>In a posting about the dimension of the constant "k" in y'=ky when >applied to radioactive decay Mark Snyder said: > >"Yes. One way to do that is to find the #decays in one second at >various times, and graph the ln of the # of decays in one second at time >t against the time t (in sec). The slope of that graph will be negative >k. Note that the dimensions of that slope (and hence of k) will be >1/sec." > >Here is an alternative use of "k" as a slope. The differntial equation >y'=ky implies that the rates of change vary directly as the amounts of >substance yet to decay. This means that a graph of (amounts of >substance yet to decay at a certain of time, rate of decay at that time) >pairs would be a line through the origin. The slope of that line would >be "k." The dimension of the second coordinates of the points on that >line would be "grams per second (or some other units of mass per some >other unit of time)" These numbers would be the ever increasing (yes, >because they are negative numbers moving toward 0) rates of decay as the >decay process continues. The dimensions of the first coordinates would >be "grams" (or some other unit of mass).
No. Or Yes. With your choice, k must be negative in order to represent radioactive decay. But then y' does not represent the "rate of decay," which is customarily considered as positive (no big deal here: it's like considering a positive loss as a negative gain--then losses can decrease by getting less and less positive); y' represents the rate at which the amount of radioactive element is changing, and that's negative. To be sure, this negative quantity is increasing, but I don't think that's a good way of thnking about it. The rate of decay (which is the negative of y') is positive, and decreasing. > >Should not the slope of the line passing through these (remaining mass, >rates of decay) data points have dimension "grams per second per gram"?
Yes, it does, but that's the same as "1/sec." Note that you have to be careful here: it's "(grams/sec)/(grams)" which equals "1/sec." If it were "grams/(sec/gram)," that would be dimensionally equal to "gram^2/sec." This is an important distinction that is often ignored.
> >Approximations of "k" could then be obtained by measuring the mass of >material yet to decay at two different times to get the average rate of >decay in say grams per second and then divide by the mass at the earlier >of the two times.
In principle, yes, but that's hard to measure in applications: for radioactive decay, C12 and C14 are chemically similar, so you can't easily tell them apart. You might think that since C14 is heavier than C12, you could maybe do it by weight, but there's so little C14 to begin with, it's not really practical to do so. It's much easier to just measure the decay rate at various times, then graph as in my earlier post.
> >I think this exchange about dimension has raised a new question. When >we perform some manipulations to "solve" a differential equation or to >create a series approximation of a solution, must we expect the numbers >used in these solutions or series to retain the dimensionality they had >in their "original" context? Is there some kind of meta-rule about the >retention of dimensionality regardless of the mathematical gymnastics >performed?
Absolutely.

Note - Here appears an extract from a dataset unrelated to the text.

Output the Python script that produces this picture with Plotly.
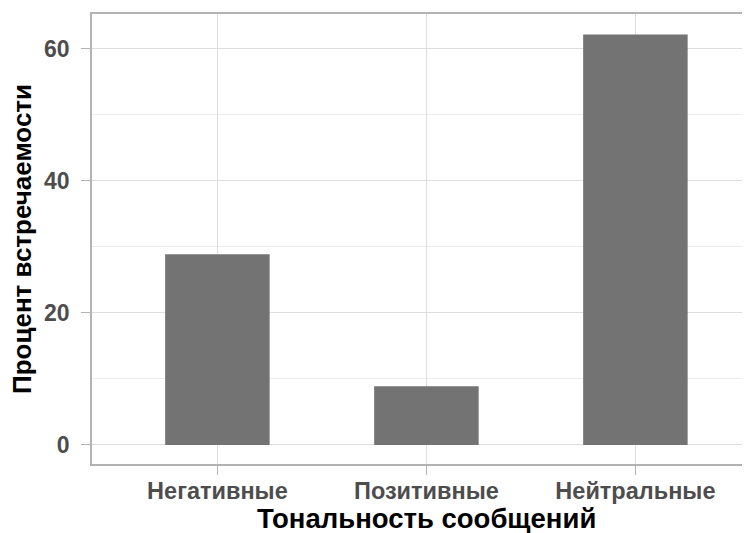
import plotly.graph_objects as go

categories = ["Негативные", "Позитивные", "Нейтральные"]
values = [28.9, 8.9, 62.2]
y_ticks = [0, 20, 40, 60]
y_minor = [10, 30, 50]
x_title = "Тональность сообщений"
y_title = "Процент встречаемости"

FONT = "Liberation Sans, Arial, sans-serif"

# the page body has an 8px margin, so the figure is sized/offset to compensate
W, H = 742, 525
ML, MT, MB = 84, 6, 69
PW = W - ML
PH = H - MT - MB

fig = go.Figure(go.Bar(
    x=list(range(len(categories))), y=values,
    width=0.5, marker=dict(color="#737373", line=dict(width=0)),
))

fig.update_layout(
    width=W, height=H,
    margin=dict(l=ML, r=0, t=MT, b=MB, autoexpand=False),
    paper_bgcolor="white", plot_bgcolor="white",
    showlegend=False,
    font=dict(family=FONT),
    annotations=[
        dict(text=x_title, xref="paper", yref="paper", x=(761 - 92) / 2 / PW, y=-54 / PH,
             xanchor="center", yanchor="middle", showarrow=False,
             font=dict(size=27.5, color="black", weight="bold")),
        dict(text=y_title, xref="paper", yref="paper", x=-70 / PW, y=0.5,
             xanchor="center", yanchor="middle", showarrow=False, textangle=-90,
             font=dict(size=26, color="black", weight="bold")),
    ],
)
fig.update_xaxes(
    range=[-0.6, -0.6 + PW / 209], automargin=False,
    tickmode="array", tickvals=list(range(len(categories))), ticktext=categories,
    showgrid=True, gridcolor="#dedede", gridwidth=1.3,
    ticks="outside", ticklen=9, tickcolor="#b3b3b3", tickwidth=1.3,
    tickfont=dict(size=23.5, color="#4d4d4d", weight="bold"),
    ticklabelstandoff=-4,
    showline=True, linecolor="#b3b3b3", linewidth=1.6, mirror=True,
    zeroline=False,
)
fig.update_yaxes(
    range=[-2.88, 65.3], automargin=False,
    tickmode="array", tickvals=y_ticks,
    showgrid=True, gridcolor="#dedede", gridwidth=1.3,
    minor=dict(tickvals=y_minor, showgrid=True, gridcolor="#ededed", gridwidth=1.1, ticks=""),
    ticks="outside", ticklen=9, tickcolor="#b3b3b3", tickwidth=1.3,
    tickfont=dict(size=23, color="#4d4d4d", weight="bold"),
    ticklabelstandoff=7,
    showline=True, linecolor="#b3b3b3", linewidth=1.6, mirror=False,
    zeroline=False,
)

fig.write_html("out.html")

But as this discussion has pointed out (and probably to a greater degree than anyone ever wanted to know), it's important to be clear about what the units of physical quantities are. It's also important to realize that when you write down an algebraic expression for some physical quantity, there is an implicit choice of units inherent in the algebraic expression itself. Since, in calculus books, these units are often (usually?) unstated, it is easy to fall into traps that, had the units been explicitly stated, would not have been set.